Life is only just one mountain to many people.
I have to get higher sales then the last quarter.
We have to aim for better growth of the company!
I have to be charming, smooth to leave a good impression on my boss.
We climb it, aiming higher and higher. The end goal but a distant hazy idea (possibly retirement and lying by a sunny beach.) The mountain shows us that there is only one path we can take, up. So we strap on our boots and gloves and tenuously, painfully, slowly ascend.
There is absolutely nothing wrong with that! A life of wealth and financial stability is a noble goal.
The problem is that the mountain metaphor destroys all other possibilities in life. The alluring peak blinds us to the rest of the vast options offered. Life is more than just this one single Mountain.
A metaphor more preferable is the desert.
An endless expanse of land with no direction. Free for you to wander. You start out lost, but try to make your own path, walking at times towards the east, and at times towards the north.
Along the way, you will meet people, maybe some are travelers journeying in search for treasure. You may follow them, or continue to wander.
You may be bitten by a scorpion, or encounter a sandstorm, but you recover or weather it out, learning new experiences.
Along your wandering travels, you may find a beautiful oasis thus settling down.
You may find many different mountains, and every time you find one, you may choose to scale it, or leave it.
Life is actually an endless desert, full of decisions, each with a different outcome. The best part is there is no absolute correct solution, maybe only a better or worse result.
Nevertheless, so many people climbing the Mountain believe that up is the only way to go, thus, with no other paths to choose from, they are convinced it is the one true right road by default.
This limiting factor causes slipping and falling to be seen as disgraceful, and a setback. Some descend all the way to the bottom and then glanced up at where they used to be in despair. Unable to muster the energy to climb again, therefore became stuck in limbo, never to move from that spot again.
Their eyes are so fixated on the Mountain Peak that they forgot to look around them. An endless desert spreads out in front of them. New mountains await to be discovered, new oasis await to be found, new treasures await to be unearth.

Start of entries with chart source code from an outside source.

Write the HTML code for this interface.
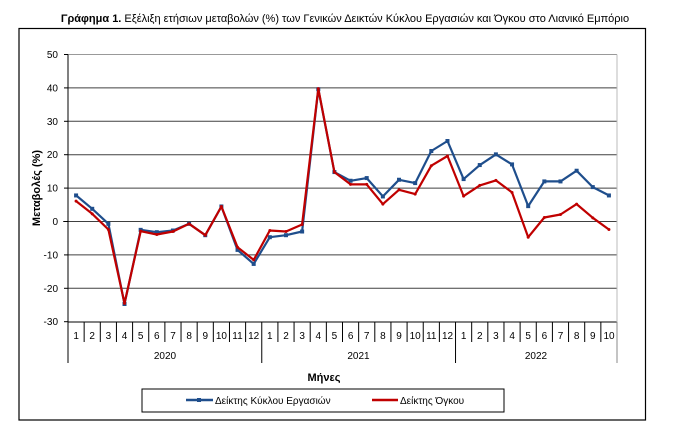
<!DOCTYPE html>
<html><head><meta charset="utf-8"><style>
body{margin:0;background:#fff;}
svg{display:block;font-family:"Liberation Sans","DejaVu Sans",sans-serif;}
</style></head><body>
<svg id="s" width="686" height="431" viewBox="0 0 686 431" xmlns="http://www.w3.org/2000/svg">
<rect width="686" height="431" fill="#fff"/>
<text x="345" y="22" font-size="11" text-anchor="middle" fill="#000"><tspan font-weight="bold">Γράφημα 1.</tspan> Εξέλιξη ετήσιων μεταβολών (%) των Γενικών Δεικτών Κύκλου Εργασιών και Όγκου στο Λιανικό Εμπόριο</text>
<rect x="19" y="28.5" width="626.5" height="391.5" fill="none" stroke="#000" stroke-width="1.2"/>
<g id="grid" stroke="#404040" stroke-width="1"></g>
<line x1="617" y1="54.5" x2="617" y2="322" stroke="#bbb"/>
<line x1="68" y1="54.5" x2="68" y2="322" stroke="#000"/>
<g font-size="10" text-anchor="end" fill="#000">
<text x="58" y="58">50</text><text x="58" y="91.5">40</text><text x="58" y="125">30</text><text x="58" y="158">20</text><text x="58" y="191.5">10</text><text x="58" y="225">0</text><text x="58" y="258.5">-10</text><text x="58" y="292">-20</text><text x="58" y="325">-30</text>
</g>
<text transform="translate(40,188) rotate(-90)" font-size="11" font-weight="bold" text-anchor="middle">Μεταβολές (%)</text>
<g id="ticks" stroke="#000" stroke-width="1"></g>
<g font-size="10" text-anchor="middle" fill="#000">
<text x="76.1" y="339">1</text><text x="92.2" y="339">2</text><text x="108.4" y="339">3</text><text x="124.5" y="339">4</text><text x="140.7" y="339">5</text><text x="156.8" y="339">6</text><text x="173" y="339">7</text><text x="189.1" y="339">8</text><text x="205.3" y="339">9</text><text x="221.4" y="339">10</text><text x="237.5" y="339">11</text><text x="253.7" y="339">12</text>
<text x="269.8" y="339">1</text><text x="286" y="339">2</text><text x="302.1" y="339">3</text><text x="318.3" y="339">4</text><text x="334.4" y="339">5</text><text x="350.6" y="339">6</text><text x="366.7" y="339">7</text><text x="382.9" y="339">8</text><text x="399" y="339">9</text><text x="415.2" y="339">10</text><text x="431.3" y="339">11</text><text x="447.5" y="339">12</text>
<text x="463.6" y="339">1</text><text x="479.8" y="339">2</text><text x="495.9" y="339">3</text><text x="512.1" y="339">4</text><text x="528.2" y="339">5</text><text x="544.4" y="339">6</text><text x="560.5" y="339">7</text><text x="576.7" y="339">8</text><text x="592.8" y="339">9</text><text x="609" y="339">10</text>
<text x="165" y="359">2020</text><text x="358.5" y="359">2021</text><text x="536" y="359">2022</text>
</g>
<text x="324" y="381" font-size="11" font-weight="bold" text-anchor="middle">Μήνες</text>
<rect x="142" y="389" width="362" height="23" fill="#fff" stroke="#000"/>
<line x1="186" y1="400" x2="213" y2="400" stroke="#1f4e8c" stroke-width="2.5"/>
<rect x="197" y="398" width="4" height="4" fill="#1f4e8c"/>
<text x="215" y="404" font-size="10">Δείκτης Κύκλου Εργασιών</text>
<line x1="372" y1="400" x2="398" y2="400" stroke="#c00000" stroke-width="2.5"/>
<text x="400" y="404" font-size="10">Δείκτης Όγκου</text>
<g id="series"></g>
</svg>
<script>
var NS="http://www.w3.org/2000/svg";
function el(p,t,a){var e=document.createElementNS(NS,t);for(var k in a)e.setAttribute(k,a[k]);p.appendChild(e);return e;}
var g=document.getElementById('grid');
for(var v=-20;v<=50;v+=10){var y=221.5-v*3.34;el(g,'line',{x1:68,x2:617,y1:y,y2:y,stroke:v==50?'#999':'#404040'});}
el(g,'line',{x1:63,x2:68,y1:221.5,y2:221.5});
for(var v=-30;v<=50;v+=10){var y=221.5-v*3.34;el(g,'line',{x1:64,x2:68,y1:y,y2:y,stroke:'#000'});}
el(g,'line',{x1:68,x2:617,y1:322,y2:322,stroke:'#000'});
var t=document.getElementById('ticks');
var w=549/34;
for(var i=0;i<=34;i++){var x=68+w*i;var big=(i%12==0||i==34);el(t,'line',{x1:x,x2:x,y1:322,y2:big?363:342,stroke:(i==34)?'#888':'#000'});}
var blue=[7.8,3.8,-0.7,-24.7,-2.5,-3.2,-2.7,-0.7,-4.1,4.5,-8.5,-12.7,-4.7,-4.1,-3,39.6,14.8,12.2,13,7.5,12.5,11.5,21.1,24.1,12.7,16.9,20.1,17.1,4.6,12,12,15.2,10.3,7.8];
var red=[6.1,2.3,-2.4,-24.5,-2.9,-3.9,-3,-0.7,-4.1,4.5,-7.7,-11.5,-2.7,-3,-0.9,39.8,14.8,11.1,11.1,5.2,9.5,8.2,16.7,19.6,7.6,10.8,12.3,8.7,-4.7,1.2,2.1,5.2,1.1,-2.4];
var s=document.getElementById('series');
function draw(d,c,sq){var pts=d.map(function(v,i){return (68+w*(i+0.5)).toFixed(1)+','+(221.5-v*3.34).toFixed(1);});
el(s,'polyline',{points:pts.join(' '),fill:'none',stroke:c,'stroke-width':2.2,'stroke-linejoin':'round'});
d.forEach(function(v,i){var x=68+w*(i+0.5),y=221.5-v*3.34;if(sq)el(s,'rect',{x:x-2,y:y-2,width:4,height:4,fill:c});else el(s,'circle',{cx:x,cy:y,r:1.5,fill:c});});}
draw(blue,'#1f4e8c',true);
draw(red,'#c00000',false);
</script>
</body></html>
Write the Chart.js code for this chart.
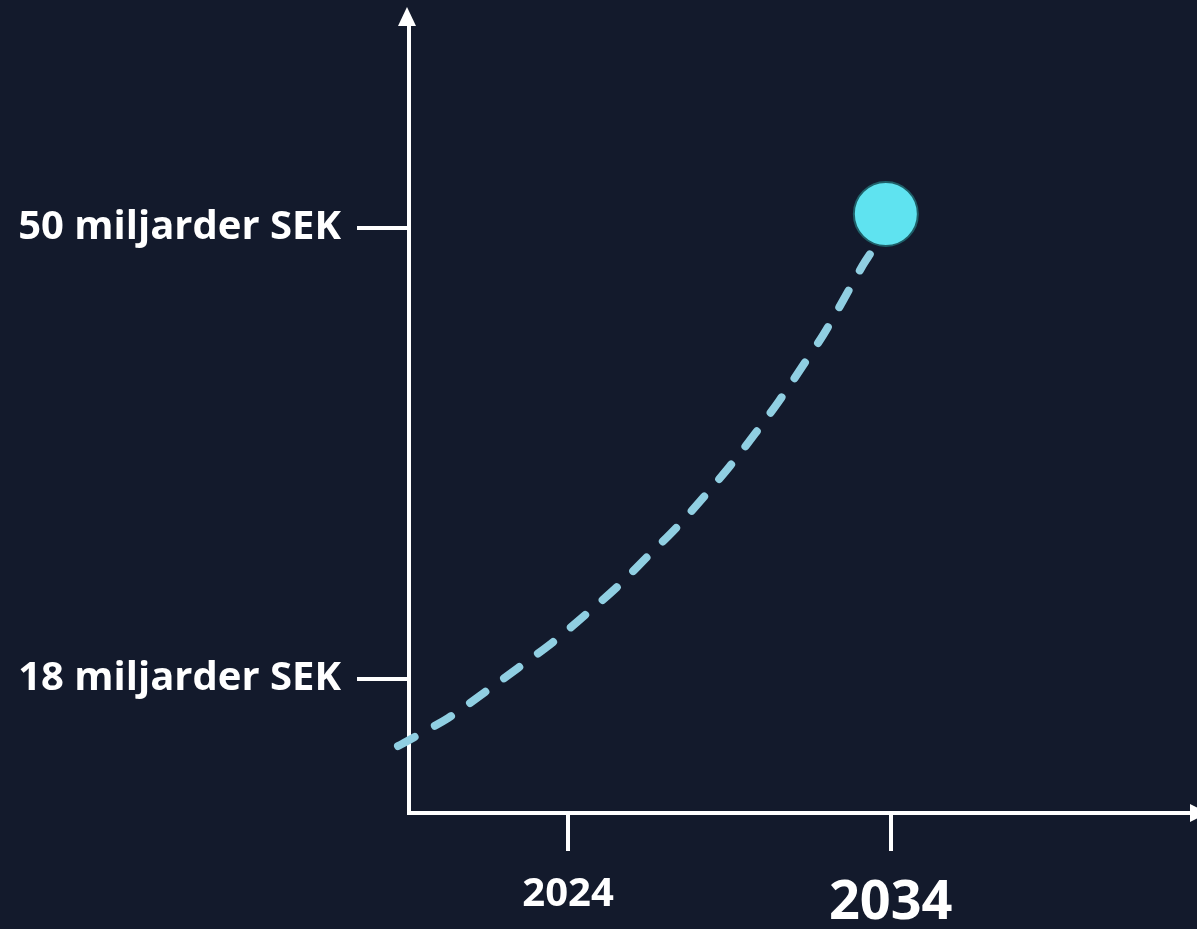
<!DOCTYPE html>
<html>
<head>
<meta charset="utf-8">
<script src="https://cdn.jsdelivr.net/npm/chart.js@4/dist/chart.umd.min.js"></script>
<style>
  html, body { margin: 0; padding: 0; background: #131a2c; }
  #wrap { width: 1197px; height: 929px; position: relative; }
  canvas { display: block; }
</style>
</head>
<body>
<div id="wrap"><canvas id="c" width="1197" height="929"></canvas></div>
<script>
// ---- data ----
const curveYears  = [2018.73, 2020.28, 2021.43, 2022.45, 2023.54, 2024.53, 2025.52, 2026.45, 2027.35, 2028.21, 2029.02, 2029.79, 2030.54, 2031.25, 2031.93, 2032.55, 2033.14, 2033.36];
const curveValues = [13.24, 15.23, 17.08, 18.78, 20.63, 22.54, 24.53, 26.66, 28.72, 30.92, 33.12, 35.39, 37.73, 40.14, 42.49, 44.97, 47.38, 48.16];
const markerYears  = [2033.85];
const markerValues = [51.0];
const yTickValues = [18, 50];
const yTickLabels = ['18 miljarder SEK', '50 miljarder SEK'];
const xTickValues = [2024, 2034];
const xTickLabels = ['2024', '2034'];

const WHITE = '#ffffff';

const arrowPlugin = {
  id: 'arrows',
  afterDraw(chart) {
    const { ctx, chartArea } = chart;
    ctx.save();
    ctx.fillStyle = WHITE;
    const xl = chart.scales.y.right;
    ctx.beginPath();
    ctx.moveTo(xl - 2, chartArea.top - 18);
    ctx.lineTo(xl - 11, chartArea.top + 1);
    ctx.lineTo(xl + 7, chartArea.top + 1);
    ctx.closePath();
    ctx.fill();
    const yb = chart.scales.x.top;
    ctx.beginPath();
    ctx.moveTo(chartArea.right + 16, yb);
    ctx.lineTo(chartArea.right - 2, yb - 9);
    ctx.lineTo(chartArea.right - 2, yb + 9);
    ctx.closePath();
    ctx.fill();
    ctx.restore();
  }
};

function zeroPad(scale) {
  scale.paddingTop = 0; scale.paddingBottom = 0;
  scale.paddingLeft = 0; scale.paddingRight = 0;
}

new Chart(document.getElementById('c'), {
  type: 'line',
  data: {
    datasets: [
      {
        data: curveYears.map((x, i) => ({ x, y: curveValues[i] })),
        borderColor: '#90cfe2',
        borderWidth: 8,
        borderDash: [19, 23],
        borderCapStyle: 'round',
        tension: 0.3,
        pointRadius: 0,
        fill: false,
        clip: false
      },
      {
        data: markerYears.map((x, i) => ({ x, y: markerValues[i] })),
        showLine: false,
        pointRadius: 32,
        pointHoverRadius: 32,
        pointBackgroundColor: '#5fe3f0',
        pointBorderColor: '#1f5f68',
        pointBorderWidth: 2,
        clip: false
      }
    ]
  },
  options: {
    responsive: false,
    animation: false,
    events: [],
    layout: { autoPadding: false, padding: { left: 0, top: 25, right: 5, bottom: 0 } },
    plugins: { legend: { display: false }, tooltip: { enabled: false } },
    scales: {
      x: {
        type: 'linear',
        min: 2019.07,
        max: 2043.34,
        afterFit(scale) { scale.height = 116; zeroPad(scale); },
        afterBuildTicks(scale) { scale.ticks = xTickValues.map(v => ({ value: v })); },
        border: { display: true, color: WHITE, width: 4 },
        grid: { drawOnChartArea: false, drawTicks: true, tickLength: 38, color: WHITE, lineWidth: 4 },
        ticks: {
          color: WHITE,
          padding: 20,
          maxRotation: 0,
          autoSkip: false,
          font: (ctx) => ({ family: 'Open Sans', weight: 'bold', size: ctx.tick && ctx.tick.value === 2034 ? 54 : 40 }),
          callback: (v) => { const i = xTickValues.indexOf(v); return i >= 0 ? xTickLabels[i] : ''; }
        }
      },
      y: {
        type: 'linear',
        min: 8.49,
        max: 64.41,
        afterFit(scale) { scale.width = 409; zeroPad(scale); },
        afterBuildTicks(scale) { scale.ticks = yTickValues.map(v => ({ value: v })); },
        border: { display: true, color: WHITE, width: 4 },
        grid: { drawOnChartArea: false, drawTicks: true, tickLength: 52, color: WHITE, lineWidth: 4 },
        ticks: {
          color: WHITE,
          padding: 16,
          autoSkip: false,
          font: { family: 'Open Sans', weight: 'bold', size: 40 },
          callback: (v) => { const i = yTickValues.indexOf(v); return i >= 0 ? yTickLabels[i] : ''; }
        }
      }
    }
  },
  plugins: [arrowPlugin]
});
</script>
</body>
</html>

Often we hear stories about persistence and never giving up. Those are great traits. Those are the people that fell, dust themselves up and started the audacious slough uphill again.
But for those that are unable to climb back up, a pitying condescending tone is used to described them with sentences such as:
He didn't have what it took
She was to soft
He gave up way to early
If I can do it, they should be able too
Followed by a sigh and a shake of a head.
But life isn’t all about that particular moutain only. Those that choose not to ascend again may not automatically be losers. They may prefer to began wandering the endless desert. Losing the climb but in the process, gaining freedom to start over.
Everybody’s meaning of success is different. So why should everybody climb the same moutain?
Perhaps in the desert will they truly find what matters to them in this life.